Quote the data exactly, first line to the line containing "1940, 1970, 2010]", with no pictures.

▶ _Given material_:
-----

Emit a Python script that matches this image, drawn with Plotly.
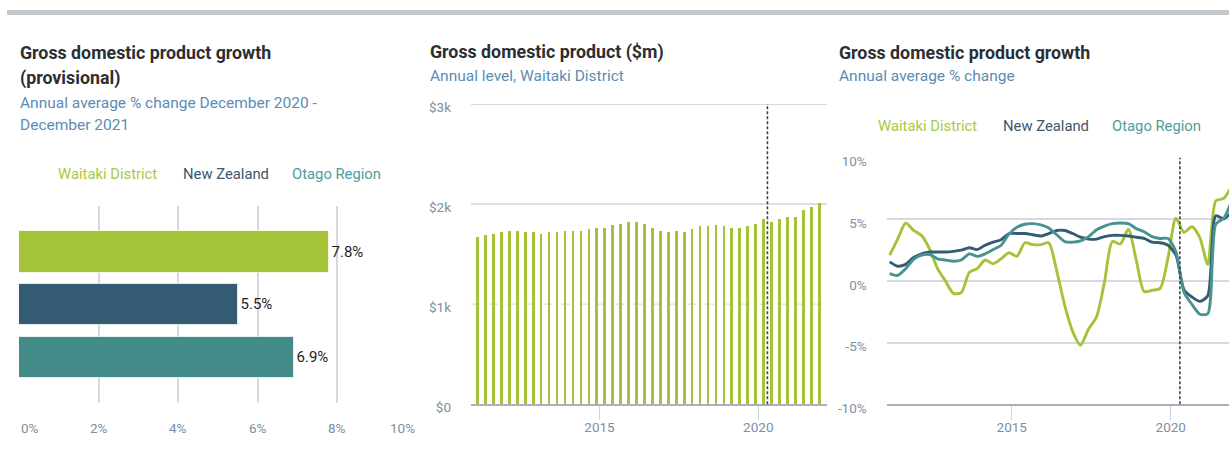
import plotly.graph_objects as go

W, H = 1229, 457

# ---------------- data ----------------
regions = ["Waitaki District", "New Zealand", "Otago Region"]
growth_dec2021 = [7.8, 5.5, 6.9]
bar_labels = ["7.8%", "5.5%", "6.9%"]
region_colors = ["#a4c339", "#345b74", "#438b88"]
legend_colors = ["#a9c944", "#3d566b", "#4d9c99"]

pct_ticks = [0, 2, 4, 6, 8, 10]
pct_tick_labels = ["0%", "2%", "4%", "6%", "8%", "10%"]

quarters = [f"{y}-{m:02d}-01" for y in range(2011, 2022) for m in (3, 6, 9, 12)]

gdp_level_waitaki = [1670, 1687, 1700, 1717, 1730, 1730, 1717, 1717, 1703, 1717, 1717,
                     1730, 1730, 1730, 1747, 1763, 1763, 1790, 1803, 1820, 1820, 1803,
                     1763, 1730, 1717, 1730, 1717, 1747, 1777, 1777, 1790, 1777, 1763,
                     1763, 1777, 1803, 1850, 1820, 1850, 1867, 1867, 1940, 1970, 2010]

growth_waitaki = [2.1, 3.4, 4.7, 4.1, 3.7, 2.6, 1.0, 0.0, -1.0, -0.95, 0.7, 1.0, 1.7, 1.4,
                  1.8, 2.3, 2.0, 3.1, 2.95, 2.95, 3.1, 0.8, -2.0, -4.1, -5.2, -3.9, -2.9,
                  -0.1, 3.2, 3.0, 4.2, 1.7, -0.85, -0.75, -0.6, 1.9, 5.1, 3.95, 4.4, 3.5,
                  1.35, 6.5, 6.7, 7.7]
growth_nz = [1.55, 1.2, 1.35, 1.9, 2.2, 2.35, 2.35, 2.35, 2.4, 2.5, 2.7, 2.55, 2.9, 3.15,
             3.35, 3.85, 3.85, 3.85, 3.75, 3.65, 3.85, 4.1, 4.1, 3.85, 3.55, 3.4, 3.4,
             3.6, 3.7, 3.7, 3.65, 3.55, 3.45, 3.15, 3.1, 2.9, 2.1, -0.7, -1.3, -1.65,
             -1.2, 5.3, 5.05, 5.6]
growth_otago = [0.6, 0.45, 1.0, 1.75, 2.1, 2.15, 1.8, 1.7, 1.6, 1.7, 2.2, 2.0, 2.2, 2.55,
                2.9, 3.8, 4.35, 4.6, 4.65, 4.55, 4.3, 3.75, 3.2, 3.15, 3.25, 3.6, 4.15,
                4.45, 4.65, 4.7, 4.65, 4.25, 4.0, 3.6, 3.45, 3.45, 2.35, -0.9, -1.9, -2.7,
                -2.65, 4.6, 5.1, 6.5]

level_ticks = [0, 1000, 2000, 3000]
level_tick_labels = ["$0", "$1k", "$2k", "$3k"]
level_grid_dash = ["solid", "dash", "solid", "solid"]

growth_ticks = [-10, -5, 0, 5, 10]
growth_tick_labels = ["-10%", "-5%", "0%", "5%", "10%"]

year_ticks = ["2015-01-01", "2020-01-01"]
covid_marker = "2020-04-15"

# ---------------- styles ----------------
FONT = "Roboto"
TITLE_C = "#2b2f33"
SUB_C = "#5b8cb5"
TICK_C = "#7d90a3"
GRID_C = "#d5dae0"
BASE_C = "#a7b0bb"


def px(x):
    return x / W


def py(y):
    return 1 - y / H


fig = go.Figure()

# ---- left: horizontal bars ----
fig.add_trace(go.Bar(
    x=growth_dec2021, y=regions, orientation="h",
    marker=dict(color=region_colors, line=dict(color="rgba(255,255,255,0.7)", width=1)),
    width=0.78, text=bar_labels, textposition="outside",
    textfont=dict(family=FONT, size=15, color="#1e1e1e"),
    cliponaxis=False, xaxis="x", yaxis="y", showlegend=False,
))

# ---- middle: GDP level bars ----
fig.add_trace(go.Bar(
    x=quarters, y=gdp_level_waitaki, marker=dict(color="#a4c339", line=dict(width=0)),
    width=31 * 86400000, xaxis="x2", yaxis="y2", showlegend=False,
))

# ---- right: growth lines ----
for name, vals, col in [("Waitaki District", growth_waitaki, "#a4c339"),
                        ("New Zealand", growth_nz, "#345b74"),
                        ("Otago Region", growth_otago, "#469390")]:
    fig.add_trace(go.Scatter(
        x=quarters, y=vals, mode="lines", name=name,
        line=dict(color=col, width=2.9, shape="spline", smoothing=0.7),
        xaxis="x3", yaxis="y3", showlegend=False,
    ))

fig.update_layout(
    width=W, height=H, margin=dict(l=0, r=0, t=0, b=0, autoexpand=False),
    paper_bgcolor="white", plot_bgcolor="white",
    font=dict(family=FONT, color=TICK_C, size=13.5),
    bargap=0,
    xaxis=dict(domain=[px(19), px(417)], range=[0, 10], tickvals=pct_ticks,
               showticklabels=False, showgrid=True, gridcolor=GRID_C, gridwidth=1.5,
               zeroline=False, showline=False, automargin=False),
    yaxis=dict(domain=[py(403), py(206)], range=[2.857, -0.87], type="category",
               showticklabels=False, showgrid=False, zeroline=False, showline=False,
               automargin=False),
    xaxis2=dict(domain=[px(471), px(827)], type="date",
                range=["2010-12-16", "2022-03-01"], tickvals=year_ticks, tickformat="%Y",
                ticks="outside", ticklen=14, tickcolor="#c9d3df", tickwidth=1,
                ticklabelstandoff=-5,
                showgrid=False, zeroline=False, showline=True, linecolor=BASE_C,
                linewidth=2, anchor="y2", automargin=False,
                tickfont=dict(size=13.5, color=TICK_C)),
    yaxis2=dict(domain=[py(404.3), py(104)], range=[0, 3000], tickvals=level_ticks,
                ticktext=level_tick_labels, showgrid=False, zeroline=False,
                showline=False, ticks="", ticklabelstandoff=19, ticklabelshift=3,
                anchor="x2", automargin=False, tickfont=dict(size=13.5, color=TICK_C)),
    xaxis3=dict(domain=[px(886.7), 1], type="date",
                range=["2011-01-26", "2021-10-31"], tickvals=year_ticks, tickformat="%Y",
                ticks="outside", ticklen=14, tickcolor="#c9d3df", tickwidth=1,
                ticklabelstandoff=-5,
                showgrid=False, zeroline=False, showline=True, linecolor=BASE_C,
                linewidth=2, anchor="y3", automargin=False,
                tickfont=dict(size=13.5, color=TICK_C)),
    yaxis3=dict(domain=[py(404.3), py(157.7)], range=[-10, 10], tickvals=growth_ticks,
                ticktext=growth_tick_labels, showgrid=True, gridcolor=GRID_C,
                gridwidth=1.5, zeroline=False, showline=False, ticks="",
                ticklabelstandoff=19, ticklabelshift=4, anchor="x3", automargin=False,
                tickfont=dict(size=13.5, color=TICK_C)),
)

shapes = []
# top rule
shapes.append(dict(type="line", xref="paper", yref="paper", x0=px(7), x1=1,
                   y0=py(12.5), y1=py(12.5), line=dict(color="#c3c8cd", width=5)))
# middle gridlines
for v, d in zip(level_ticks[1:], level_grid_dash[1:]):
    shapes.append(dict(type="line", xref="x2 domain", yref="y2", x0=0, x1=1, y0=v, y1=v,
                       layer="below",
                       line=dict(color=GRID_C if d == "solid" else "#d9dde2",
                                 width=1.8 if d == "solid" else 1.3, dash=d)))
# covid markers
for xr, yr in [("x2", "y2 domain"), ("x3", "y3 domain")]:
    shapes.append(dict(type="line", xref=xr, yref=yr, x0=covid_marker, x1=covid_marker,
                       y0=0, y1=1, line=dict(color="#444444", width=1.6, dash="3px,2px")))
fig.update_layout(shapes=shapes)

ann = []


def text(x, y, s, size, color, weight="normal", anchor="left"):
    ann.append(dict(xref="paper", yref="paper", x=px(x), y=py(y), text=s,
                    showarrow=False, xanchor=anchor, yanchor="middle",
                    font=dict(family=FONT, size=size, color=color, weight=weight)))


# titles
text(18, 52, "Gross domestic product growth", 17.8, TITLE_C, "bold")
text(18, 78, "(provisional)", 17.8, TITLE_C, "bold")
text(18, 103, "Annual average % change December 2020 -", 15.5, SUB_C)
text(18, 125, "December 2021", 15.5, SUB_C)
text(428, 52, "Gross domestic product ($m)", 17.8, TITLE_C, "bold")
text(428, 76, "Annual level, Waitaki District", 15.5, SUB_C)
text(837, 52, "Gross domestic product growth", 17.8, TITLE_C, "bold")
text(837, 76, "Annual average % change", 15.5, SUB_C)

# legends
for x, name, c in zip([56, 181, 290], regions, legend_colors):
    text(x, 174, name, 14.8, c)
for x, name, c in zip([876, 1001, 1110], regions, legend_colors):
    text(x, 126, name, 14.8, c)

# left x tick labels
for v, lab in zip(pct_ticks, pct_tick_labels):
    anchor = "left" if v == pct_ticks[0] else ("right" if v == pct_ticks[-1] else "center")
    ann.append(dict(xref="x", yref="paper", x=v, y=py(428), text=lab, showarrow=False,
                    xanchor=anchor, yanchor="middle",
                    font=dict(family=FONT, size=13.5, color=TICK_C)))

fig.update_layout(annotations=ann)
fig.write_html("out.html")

-----

▶ _Task result_:
Emit a Python script that matches this image, drawn with Plotly.
import plotly.graph_objects as go

W, H = 1229, 457

# ---------------- data ----------------
regions = ["Waitaki District", "New Zealand", "Otago Region"]
growth_dec2021 = [7.8, 5.5, 6.9]
bar_labels = ["7.8%", "5.5%", "6.9%"]
region_colors = ["#a4c339", "#345b74", "#438b88"]
legend_colors = ["#a9c944", "#3d566b", "#4d9c99"]

pct_ticks = [0, 2, 4, 6, 8, 10]
pct_tick_labels = ["0%", "2%", "4%", "6%", "8%", "10%"]

quarters = [f"{y}-{m:02d}-01" for y in range(2011, 2022) for m in (3, 6, 9, 12)]

gdp_level_waitaki = [1670, 1687, 1700, 1717, 1730, 1730, 1717, 1717, 1703, 1717, 1717,
                     1730, 1730, 1730, 1747, 1763, 1763, 1790, 1803, 1820, 1820, 1803,
                     1763, 1730, 1717, 1730, 1717, 1747, 1777, 1777, 1790, 1777, 1763,
                     1763, 1777, 1803, 1850, 1820, 1850, 1867, 1867, 1940, 1970, 2010]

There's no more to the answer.